● **Source data**

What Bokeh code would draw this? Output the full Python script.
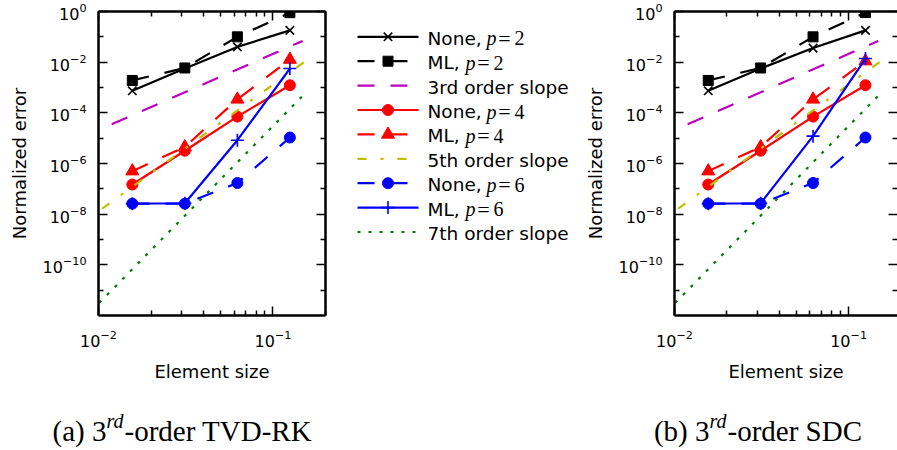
from bokeh.plotting import figure
from bokeh.models import Range1d, FixedTicker, LogAxis, LogTickFormatter
from bokeh.layouts import row, column
from bokeh.embed import file_html
from bokeh.resources import INLINE
from bokeh.core.properties import value

# ---------------- data ----------------
h = [0.015625, 0.03125, 0.0625, 0.125]

# (a) 3rd-order TVD-RK
a_none_p2 = [7.4e-4, 5.6e-3, 0.040, 0.18]
a_ml_p2 = [1.9e-3, 5.9e-3, 0.10, 0.90]
a_none_p4 = [1.48e-7, 3.2e-6, 7.1e-5, 1.23e-3]
a_ml_p4 = [5.0e-7, 4.5e-6, 3.4e-4, 1.27e-2]
a_none_p6 = [2.6e-8, 2.6e-8, 1.7e-7, 1.06e-5]
a_ml_p6 = [2.6e-8, 2.7e-8, 8.3e-6, 5.6e-3]

# (b) 3rd-order SDC
b_none_p2 = [7.4e-4, 5.6e-3, 0.036, 0.18]
b_ml_p2 = [1.9e-3, 5.9e-3, 0.10, 0.91]
b_none_p4 = [1.48e-7, 3.2e-6, 7.1e-5, 1.23e-3]
b_ml_p4 = [5.0e-7, 4.5e-6, 3.4e-4, 1.1e-2]
b_none_p6 = [2.6e-8, 2.6e-8, 1.7e-7, 1.06e-5]
b_ml_p6 = [2.6e-8, 2.7e-8, 1.2e-5, 1.39e-2]

# reference slopes
slope3_h = [0.0119, 0.148]
slope3_e = [3.55e-5, 0.069]
slope5_h = [0.0105, 0.151]
slope5_e = [1.66e-8, 0.0102]
slope7_h = [0.0101, 0.148]
slope7_e = [3.16e-12, 4.7e-4]

legend_prefix = ["None, ", "ML, ", "3rd order slope", "None, ", "ML, ",
                 "5th order slope", "None, ", "ML, ", "7th order slope"]
legend_p = ["2", "2", "", "4", "4", "", "6", "6", ""]

x_major_ticks = [0.01, 0.1]
x_minor_ticks = [0.02, 0.03, 0.04, 0.05, 0.06, 0.07, 0.08, 0.09, 0.2]
y_major_ticks = [1e-10, 1e-8, 1e-6, 1e-4, 1e-2, 1.0]
y_minor_ticks = [1e-11, 1e-9, 1e-7, 1e-5, 1e-3, 1e-1]

captions_left = ["(a) 3", "(b) 3"]
captions_sup = ["rd", "rd"]
captions_right = ["-order TVD-RK", "-order SDC"]

# ---------------- styles ----------------
K, M, R, Y, B, G = "#000000", "#bf00bf", "#ff0000", "#bfbf00", "#0000ff", "#008000"
DASH = "17 16"
styles = [
    dict(color=K, dash="solid", marker="x", size=12),
    dict(color=K, dash=DASH, marker="square", size=10),
    dict(color=M, dash=DASH, marker=None, size=0),
    dict(color=R, dash="solid", marker="circle", size=11),
    dict(color=R, dash=DASH, marker="triangle", size=13),
    dict(color=Y, dash="9 14 3 14", marker=None, size=0),
    dict(color=B, dash=DASH, marker="circle", size=11),
    dict(color=B, dash="solid", marker="cross", size=13),
    dict(color=G, dash="3 8", marker=None, size=0),
]
LW = 2.2


def draw(fig, xs, ys, st):
    fig.line(xs, ys, line_color=st["color"], line_width=LW, line_dash=st["dash"])
    if st["marker"]:
        filled = st["marker"] in ("square", "circle", "triangle")
        fig.scatter(xs, ys, marker=st["marker"], size=st["size"],
                    fill_color=st["color"] if filled else None,
                    line_color=st["color"], line_width=1.0 if filled else 1.6)


def style_axis(ax, major_in, minor_in, labels, line):
    ax.major_tick_in = major_in
    ax.major_tick_out = 0
    ax.minor_tick_in = minor_in
    ax.minor_tick_out = 0
    ax.major_tick_line_width = 1.5
    ax.minor_tick_line_width = 1.5
    ax.major_tick_line_color = "black"
    ax.minor_tick_line_color = "black"
    if line:
        ax.axis_line_color = "black"
        ax.axis_line_width = 2.5
    else:
        ax.axis_line_color = None
    if labels:
        ax.major_label_text_font = "DejaVu Sans"
        ax.major_label_text_font_size = "16px"
        ax.major_label_text_color = "black"
    else:
        ax.major_label_text_font_size = "1px"
        ax.major_label_text_color = None
        ax.major_label_standoff = 0


def make_plot(series, width, bl, br, x_end, right_line):
    p = figure(width=width, height=400, x_axis_type="log", y_axis_type="log",
               x_range=Range1d(0.01, x_end), y_range=Range1d(1e-12, 1.0),
               output_backend="svg", toolbar_location=None,
               min_border_left=bl, min_border_right=br,
               min_border_top=11, min_border_bottom=85)
    p.grid.visible = False
    p.outline_line_color = None
    p.background_fill_color = "white"
    p.border_fill_color = "white"

    xt = FixedTicker(ticks=x_major_ticks, minor_ticks=x_minor_ticks)
    yt = FixedTicker(ticks=y_major_ticks, minor_ticks=y_minor_ticks)

    xa = p.xaxis[0]
    xa.ticker = xt
    style_axis(xa, 9, 5, True, True)
    xa.major_label_standoff = 14
    xa.axis_label = "Element size"
    xa.axis_label_text_font = "DejaVu Sans"
    xa.axis_label_text_font_size = "18px"
    xa.axis_label_text_font_style = "normal"
    xa.axis_label_text_color = "black"
    xa.axis_label_standoff = 11

    ya = p.yaxis[0]
    ya.ticker = yt
    style_axis(ya, 9, 5, True, True)
    ya.major_label_standoff = 12
    ya.axis_label = "Normalized error"
    ya.axis_label_text_font = "DejaVu Sans"
    ya.axis_label_text_font_size = "18px"
    ya.axis_label_text_font_style = "normal"
    ya.axis_label_text_color = "black"
    ya.axis_label_standoff = 10

    top = LogAxis(ticker=xt, formatter=LogTickFormatter())
    style_axis(top, 9, 5, False, True)
    p.add_layout(top, "above")
    rgt = LogAxis(ticker=yt, formatter=LogTickFormatter())
    style_axis(rgt, 9, 5, False, right_line)
    p.add_layout(rgt, "right")

    for (xs, ys), st in zip(series, styles):
        draw(p, xs, ys, st)
    return p


series_a = [(h, a_none_p2), (h, a_ml_p2), (slope3_h, slope3_e),
            (h, a_none_p4), (h, a_ml_p4), (slope5_h, slope5_e),
            (h, a_none_p6), (h, a_ml_p6), (slope7_h, slope7_e)]
series_b = [(h, b_none_p2), (h, b_ml_p2), (slope3_h, slope3_e),
            (h, b_none_p4), (h, b_ml_p4), (slope5_h, slope5_e),
            (h, b_none_p6), (h, b_ml_p6), (slope7_h, slope7_e)]

left = make_plot(series_a, 340, 98, 15, 0.2, True)
right = make_plot(series_b, 321, 98, 0, 0.191, False)

# ---------------- legend (between the panels) ----------------
LGW = 236
lg = figure(width=LGW, height=400, x_range=Range1d(0, LGW), y_range=Range1d(400, 0),
            output_backend="svg", toolbar_location=None, min_border=0,
            x_axis_location=None, y_axis_location=None)
lg.grid.visible = False
lg.outline_line_color = None
row_y0, row_dy = 33.3, 32.1
for i, st in enumerate(styles):
    yy = row_y0 + row_dy * i
    draw(lg, [17, 78], [yy, yy], dict(st, marker=None))
    if st["marker"]:
        filled = st["marker"] in ("square", "circle", "triangle")
        lg.scatter([47.5], [yy], marker=st["marker"], size=st["size"],
                   fill_color=st["color"] if filled else None,
                   line_color=st["color"], line_width=1.0 if filled else 1.6)

text_y = [row_y0 + row_dy * i + 2 for i in range(len(legend_prefix))]
lg.text(x=[87] * len(legend_prefix), y=text_y, text=legend_prefix,
        text_font=value("DejaVu Sans"), text_font_size="18.5px",
        text_baseline="middle", text_align="left", text_color="black")
p_x, p_y, p_t, eq_x, eq_y, n_x, n_y, n_t = [], [], [], [], [], [], [], []
for i, (pre, pv) in enumerate(zip(legend_prefix, legend_p)):
    if not pv:
        continue
    off = 87 + (59 if pre.startswith("None") else 38)
    p_x.append(off); p_y.append(text_y[i]); p_t.append("p")
    eq_x.append(off + 18); eq_y.append(text_y[i])
    n_x.append(off + 28); n_y.append(text_y[i]); n_t.append(pv)
lg.text(x=p_x, y=p_y, text=p_t, text_font=value("Liberation Serif"),
        text_font_style="italic", text_font_size="20px",
        text_baseline="middle", text_align="left", text_color="black")
lg.text(x=eq_x, y=eq_y, text=["="] * len(eq_x), text_font=value("Liberation Serif"),
        text_font_size="22px", text_baseline="middle", text_align="center",
        text_color="black")
lg.text(x=n_x, y=n_y, text=n_t, text_font=value("Liberation Serif"),
        text_font_size="20px", text_baseline="middle", text_align="left",
        text_color="black")

# ---------------- captions ----------------
cap = figure(width=897, height=50, x_range=Range1d(0, 897), y_range=Range1d(50, 0),
             output_backend="svg", toolbar_location=None, min_border=0,
             x_axis_location=None, y_axis_location=None)
cap.grid.visible = False
cap.outline_line_color = None
anchor = [106, 709]
cap.text(x=anchor, y=[30, 30], text=captions_left, text_font=value("Liberation Serif"),
         text_font_size="29px", text_align="right", text_baseline="middle",
         text_color="black")
cap.text(x=anchor, y=[20, 20], text=captions_sup, text_font=value("Liberation Serif"),
         text_font_style="italic", text_font_size="20px", text_align="left",
         text_baseline="middle", text_color="black")
cap.text(x=[a + 18 for a in anchor], y=[30, 30], text=captions_right,
         text_font=value("Liberation Serif"), text_font_size="29px",
         text_align="left", text_baseline="middle", text_color="black")

layout = column(row(left, lg, right), cap)
open("out.html", "w").write(file_html(layout, INLINE))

● **Directive**
Restate each line from the start of the listing through the line bearing "a_ml_p6 = [2.6e-8, 2.7e-8, 8.3e-6, 5.6e-3]" word for word. Drop the pictures.

● **Right answer**
What Bokeh code would draw this? Output the full Python script.
from bokeh.plotting import figure
from bokeh.models import Range1d, FixedTicker, LogAxis, LogTickFormatter
from bokeh.layouts import row, column
from bokeh.embed import file_html
from bokeh.resources import INLINE
from bokeh.core.properties import value

# ---------------- data ----------------
h = [0.015625, 0.03125, 0.0625, 0.125]

# (a) 3rd-order TVD-RK
a_none_p2 = [7.4e-4, 5.6e-3, 0.040, 0.18]
a_ml_p2 = [1.9e-3, 5.9e-3, 0.10, 0.90]
a_none_p4 = [1.48e-7, 3.2e-6, 7.1e-5, 1.23e-3]
a_ml_p4 = [5.0e-7, 4.5e-6, 3.4e-4, 1.27e-2]
a_none_p6 = [2.6e-8, 2.6e-8, 1.7e-7, 1.06e-5]
a_ml_p6 = [2.6e-8, 2.7e-8, 8.3e-6, 5.6e-3]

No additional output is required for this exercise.